| Stated goal |
Every record should be copied exactly, except that pictures are to be omitted.

(Figure scripts)
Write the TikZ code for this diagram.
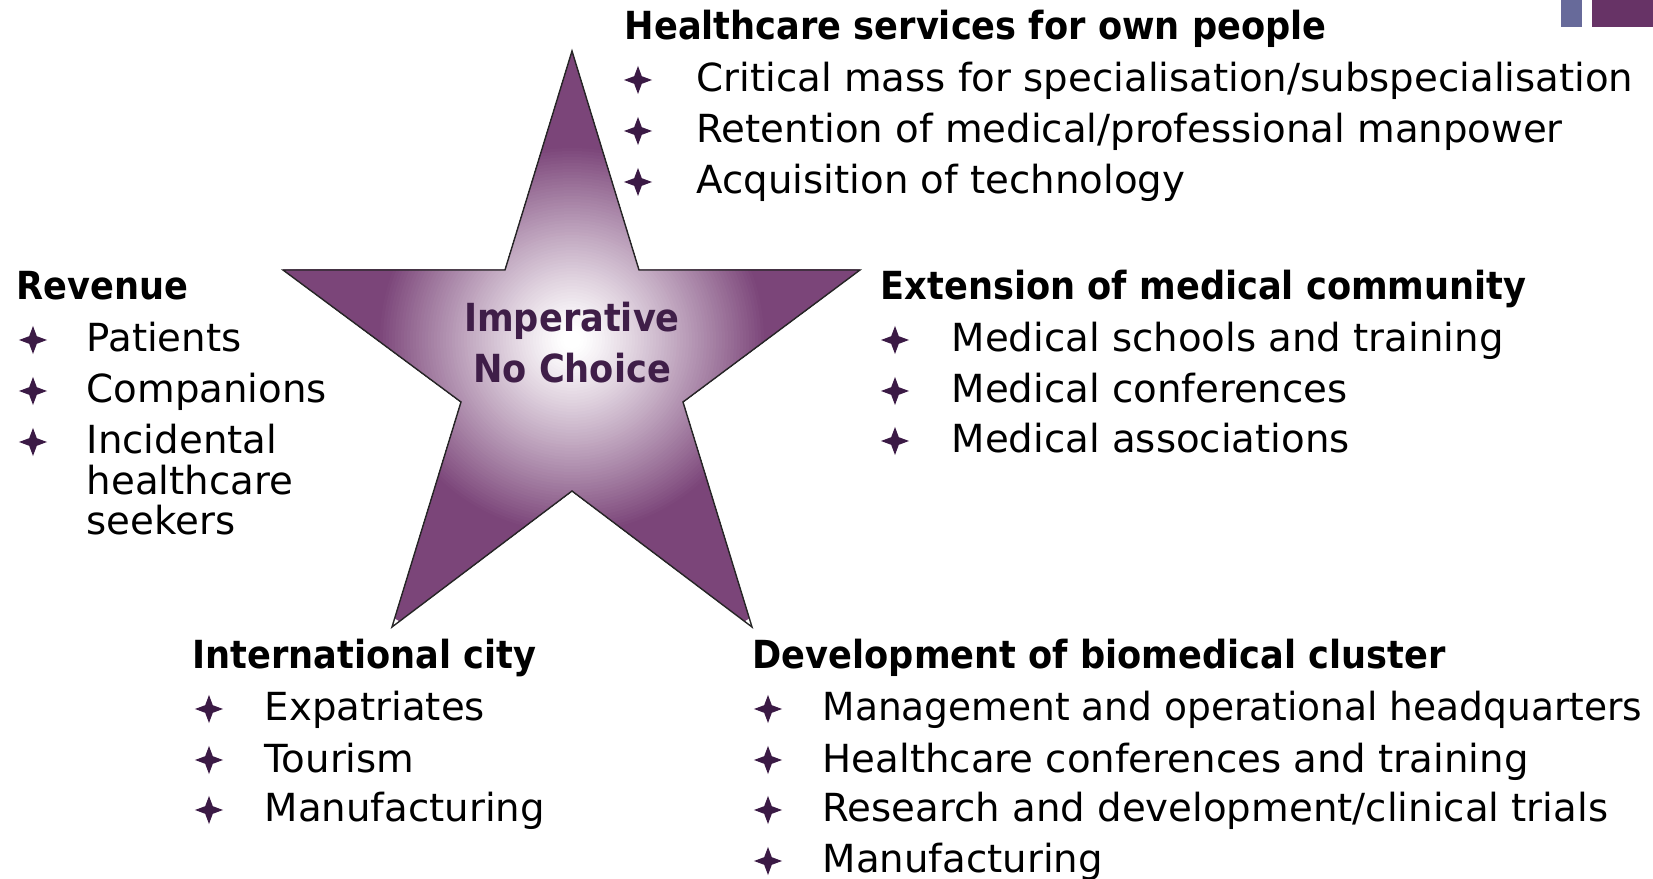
\documentclass[tikz,border=0pt]{standalone}
\usepackage{fontspec}
\setmainfont{DejaVu Sans}[BoldFeatures={FakeStretch=0.91}]
\usetikzlibrary{shapes.geometric}
\definecolor{starpurple}{HTML}{7B4579}
\definecolor{bulletpurple}{HTML}{3B1A45}
\definecolor{centertext}{HTML}{3F1E48}
\definecolor{rectblue}{HTML}{676A9A}
\definecolor{rectpurple}{HTML}{673366}
\newcommand{\bodysize}{\fontsize{11pt}{13pt}\selectfont}
\tikzset{
  hd/.style={font=\bodysize\bfseries, anchor=base west, inner sep=0pt},
  itm/.style={font=\bodysize, anchor=base west, inner sep=0pt},
  bul/.style={star, star points=4, star point ratio=2.6, fill=bulletpurple, draw=none, minimum size=0.28cm, inner sep=0pt},
  ctr/.style={font=\fontsize{11pt}{13pt}\selectfont\bfseries, text=centertext, anchor=base, inner sep=0pt},
  starline/.style={draw=black!85, line width=0.4pt}
}
\begin{document}
\begin{tikzpicture}[x=0.01cm, y=-0.01cm]
\useasboundingbox (0,0) rectangle (1653,879);
% corner rectangles
\fill[rectblue] (1561,0) rectangle (1582,27);
\fill[rectpurple] (1592,0) rectangle (1653,27);
% star
\def\starpath{(572,51) -- (639,270) -- (860,270) -- (683,402) -- (752,627) -- (572,491) -- (392,627) -- (461,402) -- (283,270) -- (505,270) -- cycle}
\begin{scope}
  \clip \starpath;
  \foreach \r in {330,327,...,3} {
    \pgfmathsetmacro\p{100*(max(min((\r-10)/185,1),0.001))^1.15}
    \fill[starpurple!\p!white] (572,340) circle (\r);
  }
\end{scope}
\draw[starline] \starpath;
\node[ctr] (c1) at (572,332) {Imperative};
\node[ctr] (c2) at (572,383) {No Choice};
% top group
\node[hd] (h1) at (624,40) {Healthcare services for own people};
\node[bul] (b11) at (638,80) {};
\node[itm] (t11) at (696,92) {Critical mass for specialisation/subspecialisation};
\node[bul] (b12) at (638,131) {};
\node[itm] (t12) at (696,143) {Retention of medical/professional manpower};
\node[bul] (b13) at (638,182) {};
\node[itm] (t13) at (696,194) {Acquisition of technology};
% right group
\node[hd] (h2) at (880,300) {Extension of medical community};
\node[bul] (b21) at (895,340) {};
\node[itm] (t21) at (951,352) {Medical schools and training};
\node[bul] (b22) at (895,391) {};
\node[itm] (t22) at (951,403) {Medical conferences};
\node[bul] (b23) at (895,441) {};
\node[itm] (t23) at (951,453) {Medical associations};
% left group
\node[hd] (h3) at (16,300) {Revenue};
\node[bul] (b31) at (33,340) {};
\node[itm] (t31) at (86,352) {Patients};
\node[bul] (b32) at (33,391) {};
\node[itm] (t32) at (86,403) {Companions};
\node[bul] (b33) at (33,442) {};
\node[itm] (t33) at (86,454) {Incidental};
\node[itm] (t34) at (86,495) {healthcare};
\node[itm] (t35) at (86,535) {seekers};
% bottom-left group
\node[hd] (h4) at (192,669) {International city};
\node[bul] (b41) at (209,709) {};
\node[itm] (t41) at (264,721) {Expatriates};
\node[bul] (b42) at (209,760) {};
\node[itm] (t42) at (264,772) {Tourism};
\node[bul] (b43) at (209,810) {};
\node[itm] (t43) at (264,822) {Manufacturing};
% bottom-right group
\node[hd] (h5) at (752,669) {Development of biomedical cluster};
\node[bul] (b51) at (768,709) {};
\node[itm] (t51) at (822,721) {\scalebox{0.97}[1]{Management and operational headquarters}};
\node[bul] (b52) at (768,760) {};
\node[itm] (t52) at (822,772) {Healthcare conferences and training};
\node[bul] (b53) at (768,810) {};
\node[itm] (t53) at (822,822) {Research and development/clinical trials};
\node[bul] (b54) at (768,861) {};
\node[itm] (t54) at (822,873) {Manufacturing};
\end{tikzpicture}
\end{document}
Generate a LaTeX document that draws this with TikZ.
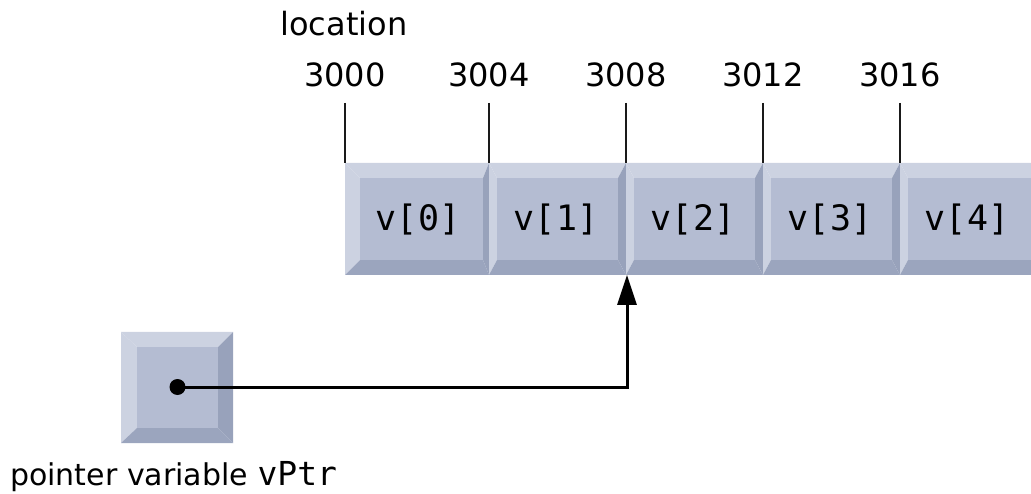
\documentclass[tikz,border=0pt]{standalone}
\usepackage{fontspec}
\setmainfont{DejaVu Sans}
\setmonofont{DejaVu Sans Mono}
\usetikzlibrary{arrows.meta}

\definecolor{bevlight}{HTML}{CCD2E1}
\definecolor{bevdark}{HTML}{9BA5BE}
\definecolor{bevright}{HTML}{98A2BB}
\definecolor{faceblue}{HTML}{B4BCD2}
\definecolor{inkline}{HTML}{1A1A1A}

\tikzset{
  celltext/.style={font=\fontsize{35}{40}\selectfont\ttfamily, text=black, inner sep=0pt},
  addrtext/.style={font=\fontsize{32}{36}\selectfont, text=black, inner sep=0pt},
  tick/.style={draw=inkline, line width=2.4pt},
  ptr/.style={draw=black, line width=3pt, -{Triangle[length=30pt,width=19pt]}},
  ptrdot/.style={circle, fill=black, inner sep=0pt, minimum size=16pt},
}

% bevelled box: #1 x0, #2 y0, #3 x1, #4 y1 (outer), #5 x0, #6 y0, #7 x1, #8 y1 (inner face)
\newcommand{\bevelbox}[8]{%
  \fill[bevlight] (#1,#2) -- (#3,#2) -- (#7,#6) -- (#5,#6) -- cycle;
  \fill[bevlight] (#1,#2) -- (#5,#6) -- (#5,#8) -- (#1,#4) -- cycle;
  \fill[bevright] (#3,#2) -- (#3,#4) -- (#7,#8) -- (#7,#6) -- cycle;
  \fill[bevdark] (#1,#4) -- (#3,#4) -- (#7,#8) -- (#5,#8) -- cycle;
  \fill[faceblue] (#5,#6) rectangle (#7,#8);
}

\begin{document}
\begin{tikzpicture}[x=1pt, y=-1pt]
  \useasboundingbox (0,0) rectangle (1031,494);

  % array cells v[0] .. v[4]
  \bevelbox{345}{163}{489}{275}{360}{178}{483}{260}
  \bevelbox{489}{163}{626}{275}{497}{178}{618}{260}
  \bevelbox{626}{163}{763}{275}{634}{178}{755}{260}
  \bevelbox{763}{163}{900}{275}{771}{178}{892}{260}
  \bevelbox{900}{163}{1045}{275}{908}{178}{1045}{260}

  \node[celltext] (v0) at (418,220) {v[0]};
  \node[celltext] (v1) at (556,220) {v[1]};
  \node[celltext] (v2) at (693,220) {v[2]};
  \node[celltext] (v3) at (830,220) {v[3]};
  \node[celltext] (v4) at (967,220) {v[4]};

  % addresses and ticks
  \node[addrtext] (loc) at (344,24) {location};
  \foreach \x/\a in {345/3000, 489/3004, 626/3008, 763/3012, 900/3016} {
    \node[addrtext] (a\a) at (\x,75) {\a};
    \coordinate (t\a) at (\x,103);
    \coordinate (b\a) at (\x,163);
    \draw[tick] (t\a) -- (b\a);
  }

  % pointer variable box
  \bevelbox{121}{332}{233}{443}{137}{347}{218}{428}
  \node[ptrdot] (dot) at (177.5,387) {};
  \coordinate (target) at (627,275);
  \draw[ptr] (dot.center) -| (target);

  \node[anchor=base west, inner sep=0pt, font=\fontsize{30}{34}\selectfont] (lbl) at (10,485)
    {pointer variable \texttt{\fontsize{33}{36}\selectfont vPtr}};
\end{tikzpicture}
\end{document}
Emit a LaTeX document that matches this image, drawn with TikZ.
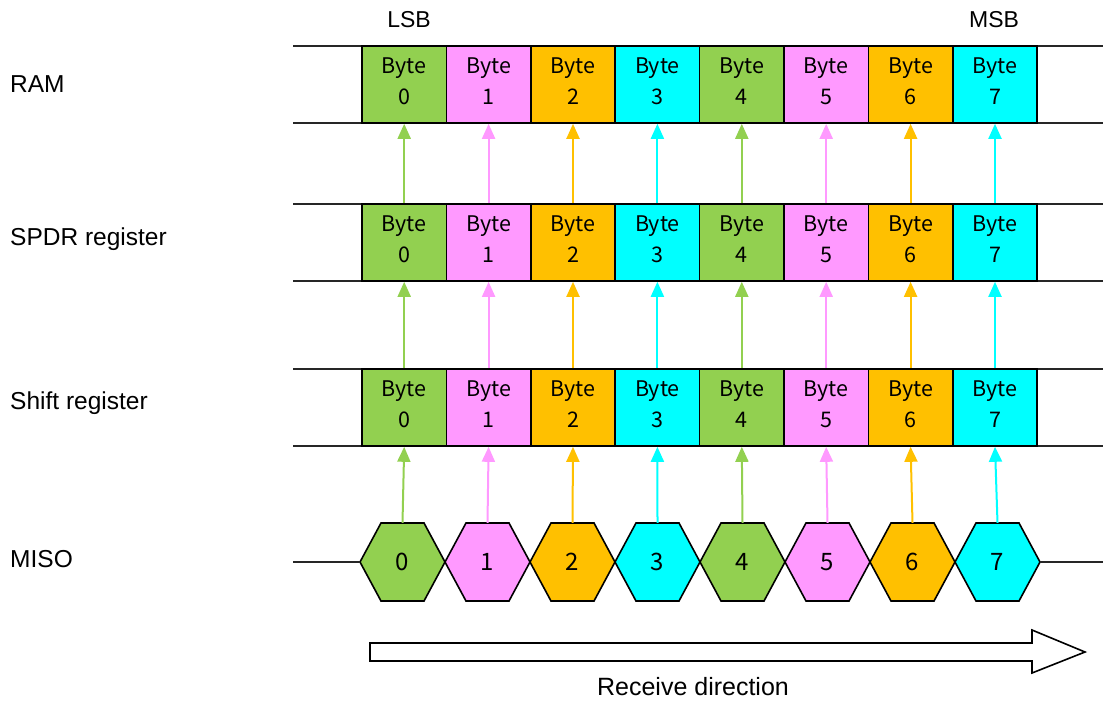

| Response to this exercise |
Write the TikZ code for this diagram.
\documentclass[tikz,border=0pt]{standalone}
\usepackage{fontspec}
\setmainfont{DejaVu Sans}[BoldFeatures={FakeStretch=0.91}]
\usetikzlibrary{shapes.geometric}
\definecolor{starpurple}{HTML}{7B4579}
\definecolor{bulletpurple}{HTML}{3B1A45}
\definecolor{centertext}{HTML}{3F1E48}
\definecolor{rectblue}{HTML}{676A9A}
\definecolor{rectpurple}{HTML}{673366}
\newcommand{\bodysize}{\fontsize{11pt}{13pt}\selectfont}
\tikzset{
  hd/.style={font=\bodysize\bfseries, anchor=base west, inner sep=0pt},
  itm/.style={font=\bodysize, anchor=base west, inner sep=0pt},
  bul/.style={star, star points=4, star point ratio=2.6, fill=bulletpurple, draw=none, minimum size=0.28cm, inner sep=0pt},
  ctr/.style={font=\fontsize{11pt}{13pt}\selectfont\bfseries, text=centertext, anchor=base, inner sep=0pt},
  starline/.style={draw=black!85, line width=0.4pt}
}
\begin{document}
\begin{tikzpicture}[x=0.01cm, y=-0.01cm]
\useasboundingbox (0,0) rectangle (1653,879);
% corner rectangles
\fill[rectblue] (1561,0) rectangle (1582,27);
\fill[rectpurple] (1592,0) rectangle (1653,27);
% star
\def\starpath{(572,51) -- (639,270) -- (860,270) -- (683,402) -- (752,627) -- (572,491) -- (392,627) -- (461,402) -- (283,270) -- (505,270) -- cycle}
\begin{scope}
  \clip \starpath;
  \foreach \r in {330,327,...,3} {
    \pgfmathsetmacro\p{100*(max(min((\r-10)/185,1),0.001))^1.15}
    \fill[starpurple!\p!white] (572,340) circle (\r);
  }
\end{scope}
\draw[starline] \starpath;
\node[ctr] (c1) at (572,332) {Imperative};
\node[ctr] (c2) at (572,383) {No Choice};
% top group
\node[hd] (h1) at (624,40) {Healthcare services for own people};
\node[bul] (b11) at (638,80) {};
\node[itm] (t11) at (696,92) {Critical mass for specialisation/subspecialisation};
\node[bul] (b12) at (638,131) {};
\node[itm] (t12) at (696,143) {Retention of medical/professional manpower};
\node[bul] (b13) at (638,182) {};
\node[itm] (t13) at (696,194) {Acquisition of technology};
% right group
\node[hd] (h2) at (880,300) {Extension of medical community};
\node[bul] (b21) at (895,340) {};
\node[itm] (t21) at (951,352) {Medical schools and training};
\node[bul] (b22) at (895,391) {};
\node[itm] (t22) at (951,403) {Medical conferences};
\node[bul] (b23) at (895,441) {};
\node[itm] (t23) at (951,453) {Medical associations};
% left group
\node[hd] (h3) at (16,300) {Revenue};
\node[bul] (b31) at (33,340) {};
\node[itm] (t31) at (86,352) {Patients};
\node[bul] (b32) at (33,391) {};
\node[itm] (t32) at (86,403) {Companions};
\node[bul] (b33) at (33,442) {};
\node[itm] (t33) at (86,454) {Incidental};
\node[itm] (t34) at (86,495) {healthcare};
\node[itm] (t35) at (86,535) {seekers};
% bottom-left group
\node[hd] (h4) at (192,669) {International city};
\node[bul] (b41) at (209,709) {};
\node[itm] (t41) at (264,721) {Expatriates};
\node[bul] (b42) at (209,760) {};
\node[itm] (t42) at (264,772) {Tourism};
\node[bul] (b43) at (209,810) {};
\node[itm] (t43) at (264,822) {Manufacturing};
% bottom-right group
\node[hd] (h5) at (752,669) {Development of biomedical cluster};
\node[bul] (b51) at (768,709) {};
\node[itm] (t51) at (822,721) {\scalebox{0.97}[1]{Management and operational headquarters}};
\node[bul] (b52) at (768,760) {};
\node[itm] (t52) at (822,772) {Healthcare conferences and training};
\node[bul] (b53) at (768,810) {};
\node[itm] (t53) at (822,822) {Research and development/clinical trials};
\node[bul] (b54) at (768,861) {};
\node[itm] (t54) at (822,873) {Manufacturing};
\end{tikzpicture}
\end{document}
Generate a LaTeX document that draws this with TikZ.
\documentclass[tikz,border=0pt]{standalone}
\usepackage{fontspec}
\setmainfont{DejaVu Sans}
\setmonofont{DejaVu Sans Mono}
\usetikzlibrary{arrows.meta}

\definecolor{bevlight}{HTML}{CCD2E1}
\definecolor{bevdark}{HTML}{9BA5BE}
\definecolor{bevright}{HTML}{98A2BB}
\definecolor{faceblue}{HTML}{B4BCD2}
\definecolor{inkline}{HTML}{1A1A1A}

\tikzset{
  celltext/.style={font=\fontsize{35}{40}\selectfont\ttfamily, text=black, inner sep=0pt},
  addrtext/.style={font=\fontsize{32}{36}\selectfont, text=black, inner sep=0pt},
  tick/.style={draw=inkline, line width=2.4pt},
  ptr/.style={draw=black, line width=3pt, -{Triangle[length=30pt,width=19pt]}},
  ptrdot/.style={circle, fill=black, inner sep=0pt, minimum size=16pt},
}

% bevelled box: #1 x0, #2 y0, #3 x1, #4 y1 (outer), #5 x0, #6 y0, #7 x1, #8 y1 (inner face)
\newcommand{\bevelbox}[8]{%
  \fill[bevlight] (#1,#2) -- (#3,#2) -- (#7,#6) -- (#5,#6) -- cycle;
  \fill[bevlight] (#1,#2) -- (#5,#6) -- (#5,#8) -- (#1,#4) -- cycle;
  \fill[bevright] (#3,#2) -- (#3,#4) -- (#7,#8) -- (#7,#6) -- cycle;
  \fill[bevdark] (#1,#4) -- (#3,#4) -- (#7,#8) -- (#5,#8) -- cycle;
  \fill[faceblue] (#5,#6) rectangle (#7,#8);
}

\begin{document}
\begin{tikzpicture}[x=1pt, y=-1pt]
  \useasboundingbox (0,0) rectangle (1031,494);

  % array cells v[0] .. v[4]
  \bevelbox{345}{163}{489}{275}{360}{178}{483}{260}
  \bevelbox{489}{163}{626}{275}{497}{178}{618}{260}
  \bevelbox{626}{163}{763}{275}{634}{178}{755}{260}
  \bevelbox{763}{163}{900}{275}{771}{178}{892}{260}
  \bevelbox{900}{163}{1045}{275}{908}{178}{1045}{260}

  \node[celltext] (v0) at (418,220) {v[0]};
  \node[celltext] (v1) at (556,220) {v[1]};
  \node[celltext] (v2) at (693,220) {v[2]};
  \node[celltext] (v3) at (830,220) {v[3]};
  \node[celltext] (v4) at (967,220) {v[4]};

  % addresses and ticks
  \node[addrtext] (loc) at (344,24) {location};
  \foreach \x/\a in {345/3000, 489/3004, 626/3008, 763/3012, 900/3016} {
    \node[addrtext] (a\a) at (\x,75) {\a};
    \coordinate (t\a) at (\x,103);
    \coordinate (b\a) at (\x,163);
    \draw[tick] (t\a) -- (b\a);
  }

  % pointer variable box
  \bevelbox{121}{332}{233}{443}{137}{347}{218}{428}
  \node[ptrdot] (dot) at (177.5,387) {};
  \coordinate (target) at (627,275);
  \draw[ptr] (dot.center) -| (target);

  \node[anchor=base west, inner sep=0pt, font=\fontsize{30}{34}\selectfont] (lbl) at (10,485)
    {pointer variable \texttt{\fontsize{33}{36}\selectfont vPtr}};
\end{tikzpicture}
\end{document}
Emit a LaTeX document that matches this image, drawn with TikZ.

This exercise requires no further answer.